Carrier uses VisSim to develop and test all of its electronic controls and depends on the resulting shortened development times to continually merge new technology into its products. Products which would have taken two to three years to develop in the past are now routinely completed using VisSim in less than one year."
A VisSim modeling effort conducted by Dr. Fred Cogswell, senior scientist at United Technologies Research Center, focused on the development of a reciprocating chiller model for simulating faults.

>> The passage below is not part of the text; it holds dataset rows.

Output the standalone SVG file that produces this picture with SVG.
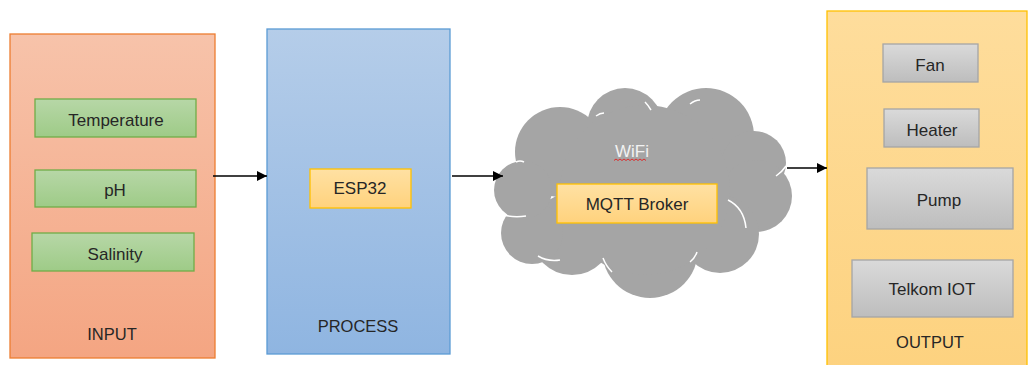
<svg xmlns="http://www.w3.org/2000/svg" width="1028" height="365" viewBox="0 0 1028 365">
<defs>
<linearGradient id="gIn" x1="0" y1="0" x2="0" y2="1"><stop offset="0" stop-color="#f7c3aa"/><stop offset="1" stop-color="#f4a582"/></linearGradient>
<linearGradient id="gProc" x1="0" y1="0" x2="0" y2="1"><stop offset="0" stop-color="#b5cde9"/><stop offset="1" stop-color="#8fb5e1"/></linearGradient>
<linearGradient id="gOut" x1="0" y1="0" x2="0" y2="1"><stop offset="0" stop-color="#fedd9c"/><stop offset="1" stop-color="#fdd27f"/></linearGradient>
<linearGradient id="gGreen" x1="0" y1="0" x2="0" y2="1"><stop offset="0" stop-color="#b7d7a7"/><stop offset="1" stop-color="#9ecb87"/></linearGradient>
<linearGradient id="gYel" x1="0" y1="0" x2="0" y2="1"><stop offset="0" stop-color="#ffe1a3"/><stop offset="1" stop-color="#ffd27d"/></linearGradient>
<linearGradient id="gGray" x1="0" y1="0" x2="0" y2="1"><stop offset="0" stop-color="#dadada"/><stop offset="1" stop-color="#bdbdbd"/></linearGradient>
<marker id="arr" viewBox="0 0 10 10" refX="10" refY="5" markerWidth="10" markerHeight="10" markerUnits="userSpaceOnUse" orient="auto"><path d="M0,0 L10,5 L0,10 z" fill="#000"/></marker>
<clipPath id="clipSal"><rect x="32" y="233" width="162" height="29.5"/></clipPath>
</defs>
<style>
text{font-family:"Liberation Sans",Arial,sans-serif;font-size:17px;fill:#262626;text-anchor:middle}
.lbl{font-size:16.5px}
.green{fill:url(#gGreen);stroke:#70ad47;stroke-width:1.3}
.yel{fill:url(#gYel);stroke:#ffc000;stroke-width:1.3}
.gray{fill:url(#gGray);stroke:#a5a5a5;stroke-width:1.3}
.conn{stroke:#000;stroke-width:1.3;fill:none;marker-end:url(#arr)}
.cl{fill:#a5a5a5}
.ca{fill:none;stroke:#ffffff;stroke-width:1.5}
</style>

<g id="input">
<rect x="10" y="34" width="205" height="324" fill="url(#gIn)" stroke="#ed7d31" stroke-width="1.3"/>
<text x="112" y="340" class="lbl">INPUT</text>
</g>
<g id="temperature">
<rect class="green" x="35" y="99" width="161" height="38"/>
<text x="116" y="126">Temperature</text>
</g>
<g id="ph">
<rect class="green" x="35" y="170" width="161" height="37"/>
<text x="115" y="196">pH</text>
</g>
<g id="salinity">
<rect class="green" x="32" y="233" width="162" height="38"/>
<text x="115" y="260" clip-path="url(#clipSal)">Salinity</text>
</g>

<g id="process">
<rect x="267" y="29" width="183" height="325" fill="url(#gProc)" stroke="#5b9bd5" stroke-width="1.3"/>
<text x="358" y="332" class="lbl">PROCESS</text>
</g>
<g id="esp32">
<rect class="yel" x="310" y="169" width="101" height="39"/>
<text x="360" y="194">ESP32</text>
</g>

<g id="cloud">
<circle class="cl" cx="560" cy="152" r="45"/>
<circle class="cl" cx="625" cy="126" r="38"/>
<circle class="cl" cx="706" cy="136" r="48"/>
<circle class="cl" cx="754" cy="163" r="32"/>
<circle class="cl" cx="756" cy="196" r="36"/>
<circle class="cl" cx="720" cy="234" r="39"/>
<circle class="cl" cx="650" cy="250" r="48"/>
<circle class="cl" cx="572" cy="234" r="41"/>
<circle class="cl" cx="532" cy="233" r="31"/>
<circle class="cl" cx="523" cy="190" r="29"/>
<circle class="cl" cx="645" cy="190" r="85"/>
<path class="ca" d="M500,214 Q512,218 526,216"/>
<path class="ca" d="M538,256 Q548,262 560,260"/>
<path class="ca" d="M603,258 Q606,266 612,272"/>
<path class="ca" d="M690,262 Q695,258 697,252"/>
<path class="ca" d="M728,200 Q744,208 746,228"/>
<path class="ca" d="M776,176 Q782,172 786,166"/>
<path class="ca" d="M758,118 Q765,116 770,118"/>
<path class="ca" d="M690,104 Q695,100 700,100"/>
<path class="ca" d="M645,102 Q648,105 651,110"/>
<path class="ca" d="M596,116 Q600,113 604,113"/>
<path class="ca" d="M516,162 Q520,160 524,162"/>
<text x="632" y="157" style="fill:#f2f2f2">WiFi</text>
<path d="M614,160.5 l2,-1.5 l2,1.5 l2,-1.5 l2,1.5 l2,-1.5 l2,1.5 l2,-1.5 l2,1.5 l2,-1.5 l2,1.5 l2,-1.5 l2,1.5 l2,-1.5 l2,1.5 l2,-1.5 l2,1.5" fill="none" stroke="#e02020" stroke-width="0.9"/>
</g>
<g id="mqtt">
<rect class="yel" x="557" y="184" width="160" height="39"/>
<text x="637" y="210">MQTT Broker</text>
</g>

<g id="output">
<rect x="827" y="11" width="200" height="360" fill="url(#gOut)" stroke="#ffc000" stroke-width="1.3"/>
<text x="930" y="348" class="lbl">OUTPUT</text>
</g>
<g id="fan">
<rect class="gray" x="883" y="44" width="95" height="38"/>
<text x="930" y="71">Fan</text>
</g>
<g id="heater">
<rect class="gray" x="884" y="109" width="95" height="38"/>
<text x="932" y="136">Heater</text>
</g>
<g id="pump">
<rect class="gray" x="867" y="168" width="146" height="61"/>
<text x="939" y="206">Pump</text>
</g>
<g id="telkom">
<rect class="gray" x="852" y="260" width="161" height="57"/>
<text x="932" y="295">Telkom IOT</text>
</g>

<g id="connectors">
<line class="conn" x1="213" y1="176" x2="267" y2="176"/>
<line class="conn" x1="452" y1="176" x2="503" y2="176"/>
<line class="conn" x1="787" y1="168" x2="827" y2="168"/>
</g>
</svg>
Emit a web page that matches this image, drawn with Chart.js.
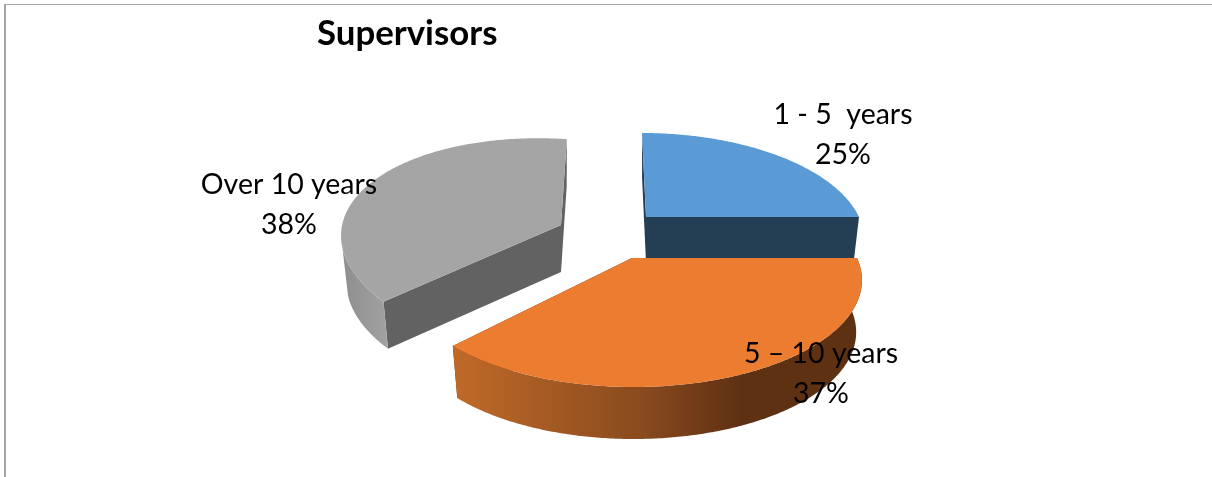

The reciprocating chiller consisted of two refrigerant circuits, each with the following components:
- One to four reciprocating compressors in parallel to compress the refrigerant vapor
- A water-cooled or air-cooled condenser to remove heat from the high pressure refrigerant and condense it to liquid
- A stepper motor controlled expansion valve to meter the refrigerant flow as it goes from high to low pressure
- An evaporator to transfer heat from the chilled water to the refrigerant, thus boiling the refrigerant to vapor while providing cooling. The model, which consisted of approximately 6,000 blocks, performed a dynamic simulation of the chiller system tracking the migration of refrigerant between components as well as the control interactions. On a standard PC it was capable of running many times faster than real time.
This reciprocating chiller model is just one of the many ways Carrier Corporation uses VisSim to significantly decrease its design cycle time.